**TASK DESCRIPTION:** Quote exactly and only this range of lines in the data below: the line that holds "Output the Python" to the line that holds "36, 38, 40]", both included.

**INPUT ROWS:**
>> begin
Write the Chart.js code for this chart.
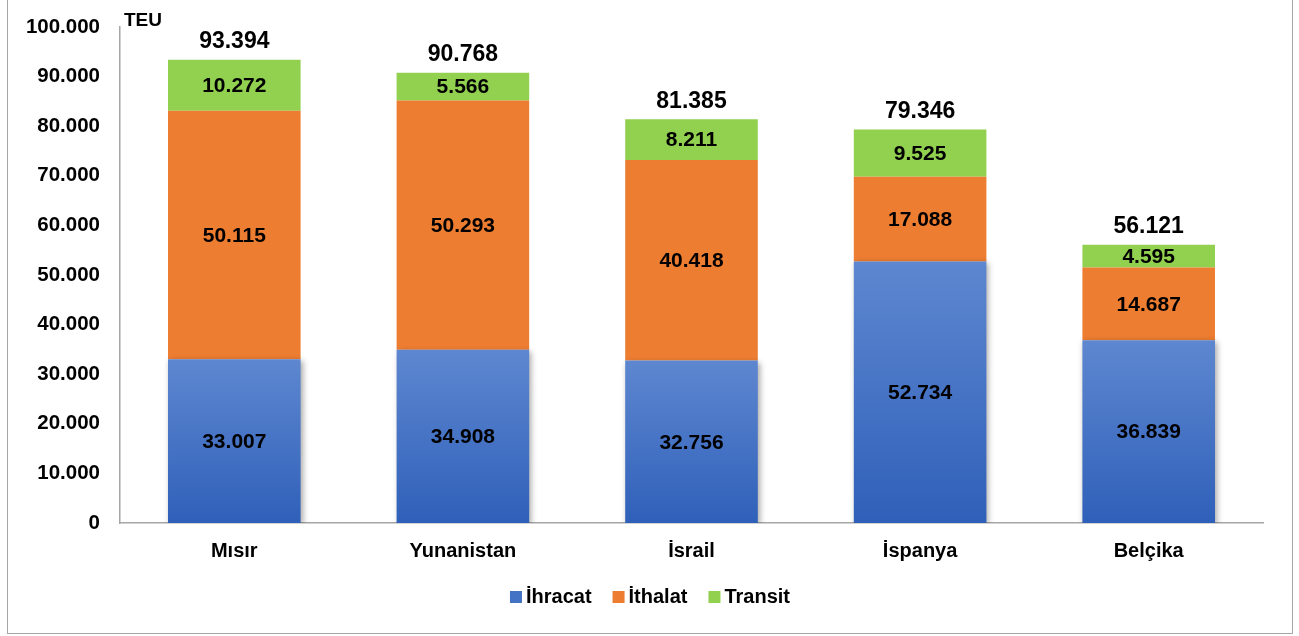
>> end
>> begin
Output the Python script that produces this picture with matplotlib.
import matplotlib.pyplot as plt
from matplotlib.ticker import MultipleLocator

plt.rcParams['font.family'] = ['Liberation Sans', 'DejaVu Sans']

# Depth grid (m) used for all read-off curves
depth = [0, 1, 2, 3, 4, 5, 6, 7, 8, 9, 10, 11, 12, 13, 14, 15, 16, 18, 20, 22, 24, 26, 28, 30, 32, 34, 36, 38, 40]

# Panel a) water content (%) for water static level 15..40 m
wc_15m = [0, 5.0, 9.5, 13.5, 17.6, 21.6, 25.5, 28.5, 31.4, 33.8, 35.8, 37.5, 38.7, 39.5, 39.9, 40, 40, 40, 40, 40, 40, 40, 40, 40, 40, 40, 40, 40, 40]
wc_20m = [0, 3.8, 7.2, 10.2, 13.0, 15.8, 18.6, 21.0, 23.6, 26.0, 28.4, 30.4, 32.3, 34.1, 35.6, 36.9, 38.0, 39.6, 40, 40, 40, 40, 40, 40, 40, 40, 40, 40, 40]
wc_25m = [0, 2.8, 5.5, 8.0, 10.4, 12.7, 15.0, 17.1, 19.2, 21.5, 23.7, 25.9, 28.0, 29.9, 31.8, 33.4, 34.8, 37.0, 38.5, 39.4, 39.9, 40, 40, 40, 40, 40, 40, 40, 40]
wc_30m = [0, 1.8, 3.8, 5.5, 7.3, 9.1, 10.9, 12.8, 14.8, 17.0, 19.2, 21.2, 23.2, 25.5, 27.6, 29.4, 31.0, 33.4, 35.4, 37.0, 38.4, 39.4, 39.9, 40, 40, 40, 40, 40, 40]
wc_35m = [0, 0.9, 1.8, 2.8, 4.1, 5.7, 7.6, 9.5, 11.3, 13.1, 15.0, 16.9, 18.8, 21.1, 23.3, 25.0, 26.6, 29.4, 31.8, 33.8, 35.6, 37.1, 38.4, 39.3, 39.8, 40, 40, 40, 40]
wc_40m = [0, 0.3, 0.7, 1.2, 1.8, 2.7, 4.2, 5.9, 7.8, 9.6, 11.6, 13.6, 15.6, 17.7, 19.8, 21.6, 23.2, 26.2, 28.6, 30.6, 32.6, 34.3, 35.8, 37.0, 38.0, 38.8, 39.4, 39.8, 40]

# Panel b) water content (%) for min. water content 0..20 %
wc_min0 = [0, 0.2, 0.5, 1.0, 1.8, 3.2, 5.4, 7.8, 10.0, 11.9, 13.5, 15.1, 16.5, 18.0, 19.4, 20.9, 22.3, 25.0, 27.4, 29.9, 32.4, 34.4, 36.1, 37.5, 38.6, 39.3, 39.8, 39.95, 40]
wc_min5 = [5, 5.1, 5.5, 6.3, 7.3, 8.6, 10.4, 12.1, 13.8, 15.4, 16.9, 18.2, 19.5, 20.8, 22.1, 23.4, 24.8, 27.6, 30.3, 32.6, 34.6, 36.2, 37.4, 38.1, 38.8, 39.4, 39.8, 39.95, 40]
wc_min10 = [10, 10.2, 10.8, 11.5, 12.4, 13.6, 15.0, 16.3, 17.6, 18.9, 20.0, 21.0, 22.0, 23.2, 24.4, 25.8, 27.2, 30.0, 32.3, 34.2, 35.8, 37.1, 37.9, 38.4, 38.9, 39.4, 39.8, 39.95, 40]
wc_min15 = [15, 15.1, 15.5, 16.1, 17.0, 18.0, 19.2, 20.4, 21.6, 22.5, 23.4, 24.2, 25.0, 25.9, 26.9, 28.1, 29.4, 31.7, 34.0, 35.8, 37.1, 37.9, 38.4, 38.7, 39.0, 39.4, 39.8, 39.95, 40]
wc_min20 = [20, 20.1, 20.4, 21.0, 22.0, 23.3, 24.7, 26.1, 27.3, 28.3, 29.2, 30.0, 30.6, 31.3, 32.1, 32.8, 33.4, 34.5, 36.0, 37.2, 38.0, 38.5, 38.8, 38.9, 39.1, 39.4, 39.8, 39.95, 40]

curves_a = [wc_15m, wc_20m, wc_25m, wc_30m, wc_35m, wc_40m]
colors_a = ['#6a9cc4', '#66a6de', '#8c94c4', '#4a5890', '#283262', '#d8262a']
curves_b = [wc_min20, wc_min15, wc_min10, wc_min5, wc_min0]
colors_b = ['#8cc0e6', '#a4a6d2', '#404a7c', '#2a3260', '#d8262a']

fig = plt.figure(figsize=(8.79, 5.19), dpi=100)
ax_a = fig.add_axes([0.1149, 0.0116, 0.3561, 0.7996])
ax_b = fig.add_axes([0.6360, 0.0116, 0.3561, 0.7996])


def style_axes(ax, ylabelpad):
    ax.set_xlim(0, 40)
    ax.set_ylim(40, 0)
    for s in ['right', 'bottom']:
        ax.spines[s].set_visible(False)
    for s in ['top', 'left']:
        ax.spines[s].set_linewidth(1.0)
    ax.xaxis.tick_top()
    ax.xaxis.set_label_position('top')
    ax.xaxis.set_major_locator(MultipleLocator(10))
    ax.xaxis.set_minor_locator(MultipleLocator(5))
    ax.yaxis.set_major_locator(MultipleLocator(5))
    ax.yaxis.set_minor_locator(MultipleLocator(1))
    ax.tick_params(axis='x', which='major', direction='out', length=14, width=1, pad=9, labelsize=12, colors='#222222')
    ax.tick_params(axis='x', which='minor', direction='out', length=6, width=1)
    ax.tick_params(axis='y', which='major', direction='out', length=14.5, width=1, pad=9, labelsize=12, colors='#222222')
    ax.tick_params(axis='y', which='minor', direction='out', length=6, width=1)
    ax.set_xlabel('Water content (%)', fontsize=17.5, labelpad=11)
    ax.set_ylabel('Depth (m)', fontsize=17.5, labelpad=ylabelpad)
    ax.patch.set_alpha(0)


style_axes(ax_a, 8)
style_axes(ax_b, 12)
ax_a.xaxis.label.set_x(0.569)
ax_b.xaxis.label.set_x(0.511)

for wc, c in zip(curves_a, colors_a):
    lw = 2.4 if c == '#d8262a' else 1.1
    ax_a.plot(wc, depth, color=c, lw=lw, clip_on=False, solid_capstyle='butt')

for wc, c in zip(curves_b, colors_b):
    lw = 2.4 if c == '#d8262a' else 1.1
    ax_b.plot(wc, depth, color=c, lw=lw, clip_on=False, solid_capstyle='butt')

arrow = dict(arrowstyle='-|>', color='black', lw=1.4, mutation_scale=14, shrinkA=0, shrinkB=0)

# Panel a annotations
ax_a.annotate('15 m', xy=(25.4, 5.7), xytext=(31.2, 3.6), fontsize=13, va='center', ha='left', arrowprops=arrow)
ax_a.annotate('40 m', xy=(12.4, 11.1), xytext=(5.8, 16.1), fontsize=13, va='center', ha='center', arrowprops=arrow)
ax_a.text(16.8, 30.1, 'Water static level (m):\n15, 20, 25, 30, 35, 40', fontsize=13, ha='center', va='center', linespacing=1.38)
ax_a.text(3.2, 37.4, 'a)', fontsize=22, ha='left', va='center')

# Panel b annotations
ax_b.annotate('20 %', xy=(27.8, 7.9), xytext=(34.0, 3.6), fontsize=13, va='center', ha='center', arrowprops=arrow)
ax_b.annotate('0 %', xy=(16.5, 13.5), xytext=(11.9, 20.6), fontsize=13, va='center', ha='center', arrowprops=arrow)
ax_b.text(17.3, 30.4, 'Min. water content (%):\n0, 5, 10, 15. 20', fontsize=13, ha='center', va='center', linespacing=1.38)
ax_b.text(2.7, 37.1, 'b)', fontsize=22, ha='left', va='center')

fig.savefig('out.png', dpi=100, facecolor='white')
>> end
**ANSWER BELOW:**
Output the Python script that produces this picture with matplotlib.
import matplotlib.pyplot as plt
from matplotlib.ticker import MultipleLocator

plt.rcParams['font.family'] = ['Liberation Sans', 'DejaVu Sans']

# Depth grid (m) used for all read-off curves
depth = [0, 1, 2, 3, 4, 5, 6, 7, 8, 9, 10, 11, 12, 13, 14, 15, 16, 18, 20, 22, 24, 26, 28, 30, 32, 34, 36, 38, 40]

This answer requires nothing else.